Now a lawsuit alleging misconduct at Civic San Diego could be the thing that brings the downtown redevelopment agency down, or at least inspires major reform.
On the podcast, Scott Lewis and Andrew Keatts discuss the ongoing turmoil at Civic San Diego.
None of the accusations against Civic San Diego have been proven, and Civic denies all of them. The agency is tasked with regulating private development downtown and in surrounding neighborhoods. Its mandate has been to get development deals done more quickly than city staffers.

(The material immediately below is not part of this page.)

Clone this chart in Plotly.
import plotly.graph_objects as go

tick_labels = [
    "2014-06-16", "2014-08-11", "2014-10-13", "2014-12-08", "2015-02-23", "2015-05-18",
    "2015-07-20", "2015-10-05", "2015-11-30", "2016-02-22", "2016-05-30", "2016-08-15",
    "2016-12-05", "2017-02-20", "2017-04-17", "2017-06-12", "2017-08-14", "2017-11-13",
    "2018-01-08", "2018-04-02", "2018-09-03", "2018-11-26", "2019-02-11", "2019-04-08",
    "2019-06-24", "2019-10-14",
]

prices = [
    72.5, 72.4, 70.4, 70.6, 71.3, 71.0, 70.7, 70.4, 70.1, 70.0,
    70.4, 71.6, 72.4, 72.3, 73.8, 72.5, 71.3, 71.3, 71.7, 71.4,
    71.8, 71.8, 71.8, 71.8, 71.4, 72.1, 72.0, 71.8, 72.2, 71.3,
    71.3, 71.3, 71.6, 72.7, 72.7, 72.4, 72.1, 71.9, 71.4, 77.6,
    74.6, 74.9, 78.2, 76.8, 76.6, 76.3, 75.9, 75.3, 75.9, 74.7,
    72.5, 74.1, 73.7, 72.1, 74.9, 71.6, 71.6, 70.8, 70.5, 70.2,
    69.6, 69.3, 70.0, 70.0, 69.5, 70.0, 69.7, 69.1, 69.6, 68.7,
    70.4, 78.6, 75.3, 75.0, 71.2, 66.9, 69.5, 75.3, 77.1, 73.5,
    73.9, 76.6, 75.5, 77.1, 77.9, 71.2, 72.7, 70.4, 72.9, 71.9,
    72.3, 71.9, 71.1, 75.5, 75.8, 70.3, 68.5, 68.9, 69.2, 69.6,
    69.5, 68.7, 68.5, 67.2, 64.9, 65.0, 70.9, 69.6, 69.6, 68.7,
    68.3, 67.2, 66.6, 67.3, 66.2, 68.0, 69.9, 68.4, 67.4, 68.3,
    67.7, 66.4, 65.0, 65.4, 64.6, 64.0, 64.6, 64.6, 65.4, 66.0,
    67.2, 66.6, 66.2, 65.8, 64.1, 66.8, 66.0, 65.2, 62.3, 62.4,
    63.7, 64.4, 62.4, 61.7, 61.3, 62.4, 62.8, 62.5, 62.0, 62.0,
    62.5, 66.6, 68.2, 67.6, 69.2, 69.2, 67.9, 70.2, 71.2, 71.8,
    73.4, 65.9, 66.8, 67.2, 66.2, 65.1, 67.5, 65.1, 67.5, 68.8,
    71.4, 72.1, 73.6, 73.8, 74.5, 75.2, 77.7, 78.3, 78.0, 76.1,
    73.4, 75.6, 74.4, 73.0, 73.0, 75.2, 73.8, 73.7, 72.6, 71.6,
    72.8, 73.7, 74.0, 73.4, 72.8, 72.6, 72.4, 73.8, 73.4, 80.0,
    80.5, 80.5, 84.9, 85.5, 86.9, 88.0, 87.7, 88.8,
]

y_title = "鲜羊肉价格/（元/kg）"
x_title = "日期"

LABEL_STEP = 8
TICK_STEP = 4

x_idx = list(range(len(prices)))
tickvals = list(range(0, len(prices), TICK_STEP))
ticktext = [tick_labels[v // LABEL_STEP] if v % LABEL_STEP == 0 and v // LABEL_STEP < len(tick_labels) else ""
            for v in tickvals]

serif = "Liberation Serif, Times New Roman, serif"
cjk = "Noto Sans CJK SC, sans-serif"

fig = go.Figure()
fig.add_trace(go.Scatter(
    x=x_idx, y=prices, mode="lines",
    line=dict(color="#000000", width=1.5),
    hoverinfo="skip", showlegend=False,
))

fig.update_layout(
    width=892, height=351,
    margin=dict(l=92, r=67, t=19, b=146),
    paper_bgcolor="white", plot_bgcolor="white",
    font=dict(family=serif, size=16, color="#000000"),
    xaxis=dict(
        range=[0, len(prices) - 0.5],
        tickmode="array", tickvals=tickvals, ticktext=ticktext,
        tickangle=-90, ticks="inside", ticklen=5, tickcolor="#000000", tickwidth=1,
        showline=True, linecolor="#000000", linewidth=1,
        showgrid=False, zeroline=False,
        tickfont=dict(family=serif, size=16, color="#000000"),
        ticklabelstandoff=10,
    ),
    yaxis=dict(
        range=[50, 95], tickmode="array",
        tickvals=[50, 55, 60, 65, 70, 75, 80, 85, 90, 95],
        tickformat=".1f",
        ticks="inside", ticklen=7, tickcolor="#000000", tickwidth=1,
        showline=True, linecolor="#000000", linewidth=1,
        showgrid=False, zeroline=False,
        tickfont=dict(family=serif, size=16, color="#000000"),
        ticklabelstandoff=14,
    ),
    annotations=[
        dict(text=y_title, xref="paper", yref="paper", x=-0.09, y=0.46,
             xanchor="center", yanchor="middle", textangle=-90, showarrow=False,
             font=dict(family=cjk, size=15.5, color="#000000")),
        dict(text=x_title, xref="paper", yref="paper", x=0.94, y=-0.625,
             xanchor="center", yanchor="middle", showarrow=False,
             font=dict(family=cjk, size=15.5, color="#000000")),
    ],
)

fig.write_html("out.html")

A lawsuit filed by Murtaza Baxamusa, a former Civic San Diego board member affiliated with the county’s largest construction workers union, has unearthed a collection of concerns from four current and former Civic San Diego employees. The accusations don’t compare to the criminal behavior that plagued Civic San Diego’s predecessors, but allegations over the agency’s contracting process created enough tension at the agency that Civic president Reese Jarrett abruptly announced his retirement this week.

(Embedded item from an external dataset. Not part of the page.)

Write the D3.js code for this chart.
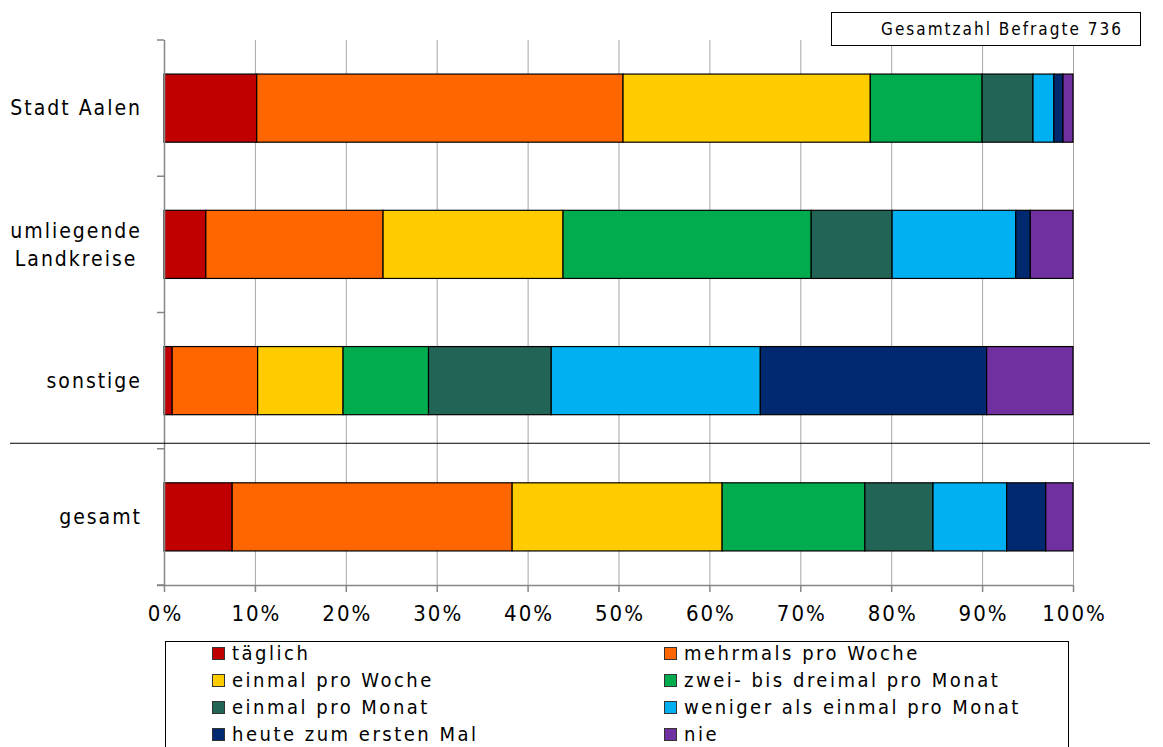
<!DOCTYPE html>
<html>
<head>
<meta charset="utf-8">
<script src="https://cdn.jsdelivr.net/npm/d3@7"></script>
<style>
  html, body { margin: 0; padding: 0; background: #fff; }
  svg { display: block; }
  text { font-family: "DejaVu Sans Condensed", "DejaVu Sans", sans-serif; fill: #000; }
</style>
</head>
<body>
<svg id="chart" width="1163" height="747"></svg>
<script>
// Besuchshäufigkeit nach Herkunft (Anteile in %)
const categories = ["Stadt Aalen", "umliegende Landkreise", "sonstige", "gesamt"];
const categoryLines = [["Stadt Aalen"], ["umliegende", "Landkreise"], ["sonstige"], ["gesamt"]];
const seriesNames = [
  "täglich", "mehrmals pro Woche", "einmal pro Woche", "zwei- bis dreimal pro Monat",
  "einmal pro Monat", "weniger als einmal pro Monat", "heute zum ersten Mal", "nie"
];
const seriesColors = ["#C00000", "#FF6600", "#FFCC00", "#00AC4E", "#226455", "#00B0F0", "#002970", "#7030A0"];
const taeglich       = [10.2,  4.6,  0.9,  7.5];
const mehrmals       = [40.3, 19.5,  9.4, 30.8];
const einmalWoche    = [27.2, 19.8,  9.4, 23.1];
const zweiDreiMonat  = [12.3, 27.3,  9.4, 15.7];
const einmalMonat    = [ 5.6,  8.9, 13.5,  7.5];
const wenigerMonat   = [ 2.3, 13.6, 23.0,  8.1];
const ersterBesuch   = [ 1.0,  1.6, 24.9,  4.3];
const nie            = [ 1.1,  4.7,  9.5,  3.0];
const tickValues = [0, 10, 20, 30, 40, 50, 60, 70, 80, 90, 100];
const totalLabel = "Gesamtzahl Befragte 736";

(function () {
const seriesValues = [taeglich, mehrmals, einmalWoche, zweiDreiMonat, einmalMonat, wenigerMonat, ersterBesuch, nie];

const rows = categories.map((c, i) => {
  const r = { category: c };
  seriesNames.forEach((s, j) => { r[s] = seriesValues[j][i]; });
  return r;
});

const svg = d3.select("#chart");
const plotLeft = 164, plotRight = 1073, plotTop = 40, plotBottom = 585;

const x = d3.scaleLinear().domain([0, 100]).range([plotLeft, plotRight]);
const y = d3.scaleBand().domain(categories).range([plotTop, plotBottom]).paddingInner(0.5).paddingOuter(0.25);

const stacked = d3.stack().keys(seriesNames)(rows);

// vertical gridlines
svg.append("g").selectAll("line")
  .data(tickValues.slice(1))
  .join("line")
  .attr("x1", d => x(d) + 0.5).attr("x2", d => x(d) + 0.5)
  .attr("y1", plotTop).attr("y2", plotBottom)
  .attr("stroke", "#a6a6a6").attr("stroke-width", 1);

// stacked bars
svg.append("g").selectAll("g")
  .data(stacked)
  .join("g")
  .attr("fill", (d, i) => seriesColors[i])
  .selectAll("rect")
  .data(d => d)
  .join("rect")
  .attr("x", d => x(d[0]))
  .attr("width", d => x(d[1]) - x(d[0]))
  .attr("y", d => y(d.data.category))
  .attr("height", y.bandwidth())
  .attr("stroke", "#000")
  .attr("stroke-width", 1.2);

// category axis with ticks on band boundaries
const step = y.step();
const y0 = y.range()[0];
const gy = svg.append("g");
gy.append("line")
  .attr("x1", plotLeft + 0.5).attr("x2", plotLeft + 0.5)
  .attr("y1", plotTop).attr("y2", plotBottom)
  .attr("stroke", "#868686").attr("stroke-width", 1.5);
gy.selectAll("line.tick")
  .data(d3.range(categories.length + 1))
  .join("line").attr("class", "tick")
  .attr("x1", plotLeft - 7).attr("x2", plotLeft)
  .attr("y1", i => y0 + i * step).attr("y2", i => y0 + i * step)
  .attr("stroke", "#868686").attr("stroke-width", 1.5);

// category labels, right-aligned block, lines centered in the block
const labelRight = 142;
categories.forEach((c, i) => {
  const lines = categoryLines[i];
  const cy = y(c) + y.bandwidth() / 2;
  const g = svg.append("g");
  const lh = 28;
  const texts = lines.map((l, k) => g.append("text")
    .attr("y", cy + (k - (lines.length - 1) / 2) * lh)
    .attr("dy", "0.35em")
    .attr("font-size", 21)
    .attr("letter-spacing", 2)
    .text(l));
  const widths = texts.map(t => t.node().getComputedTextLength());
  const maxW = d3.max(widths);
  texts.forEach(t => {
    t.attr("text-anchor", "middle").attr("x", labelRight - maxW / 2);
  });
});

// value axis
const xAxis = d3.axisBottom(x).tickValues(tickValues).tickFormat(d => d + "%").tickSize(7).tickPadding(13);
const gx = svg.append("g").attr("transform", `translate(0,${plotBottom})`).call(xAxis);
gx.select(".domain").attr("stroke", "#868686").attr("stroke-width", 1.5).attr("d", `M${plotLeft - 7},0.5H${plotRight}`);
gx.selectAll(".tick line").attr("stroke", "#868686").attr("stroke-width", 1.5);
gx.selectAll(".tick text")
  .attr("font-family", "\"DejaVu Sans Condensed\", sans-serif")
  .attr("font-size", 22).attr("letter-spacing", 2).attr("dx", 1).attr("fill", "#000");

// separator between single groups and total
const sepY = y0 + 3 * step - 6 + 0.5;
svg.append("line")
  .attr("x1", 10).attr("x2", 1150)
  .attr("y1", sepY).attr("y2", sepY)
  .attr("stroke", "#000").attr("stroke-width", 1);

// total respondents box
const tb = svg.append("g");
tb.append("rect").attr("x", 831.5).attr("y", 12.5).attr("width", 309).attr("height", 33)
  .attr("fill", "#fff").attr("stroke", "#000").attr("stroke-width", 1);
tb.append("text").attr("x", 1002).attr("y", 29).attr("dy", "0.35em")
  .attr("text-anchor", "middle").attr("font-size", 17).attr("letter-spacing", 2)
  .text(totalLabel);

// legend
const lg = svg.append("g");
lg.append("rect").attr("x", 165.5).attr("y", 641.5).attr("width", 903).attr("height", 130)
  .attr("fill", "#fff").attr("stroke", "#000").attr("stroke-width", 1);
const colX = [212, 664];
const rowY = [653, 680, 707, 734];
seriesNames.forEach((s, i) => {
  const cx = colX[i % 2], cy = rowY[Math.floor(i / 2)];
  lg.append("rect").attr("x", cx + 0.5).attr("y", cy - 6 + 0.5).attr("width", 12).attr("height", 12)
    .attr("fill", seriesColors[i]).attr("stroke", "#333").attr("stroke-width", 1);
  lg.append("text").attr("x", cx + 20).attr("y", cy).attr("dy", "0.35em")
    .attr("font-size", 20).attr("letter-spacing", 2.5).text(s);
});
})();
</script>
</body>
</html>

Also on this week’s show, VOSD invited Mayor Kevin Faulconer to roast us at a donor event last week and he delivered some brutal blows, including some slams at the podcast. And with President Trump on his way to San Diego to visit the border wall prototypes, Lewis and Keatts ask listeners to check out the Voice of San Diego Podcast Facebook group and join a discussion about which local politicians might join him.
Former Public Servant Runs for Public Office
Ken Malbrough is a retired deputy fire chief who’s running for a San Diego County Board of Supervisors seat.
In the second half of the show, Malbrough talks to Lewis and Keatts about why he entered the race.
“I’m in a community that needs changes,” he said. “I don’t think there’s enough people at the table to help make those changes and I want to be there.”
If he wins, he said he’ll push for more county participation in reducing the homeless population, building affordable housing and investing in disaster preparedness.
Hero of the Week
The hero this week is a Michael Rosenblatt, an artist who’s leading an effort to fill Lincoln Park and other neighborhoods in southeastern San Diego with murals.
Goat of the Week
The Hubbs-SeaWorld Research Institute gets the goat for its experimental fish breeding that has failed to help restock the ocean with white seabass, according to a new report by an independent panel of scientists.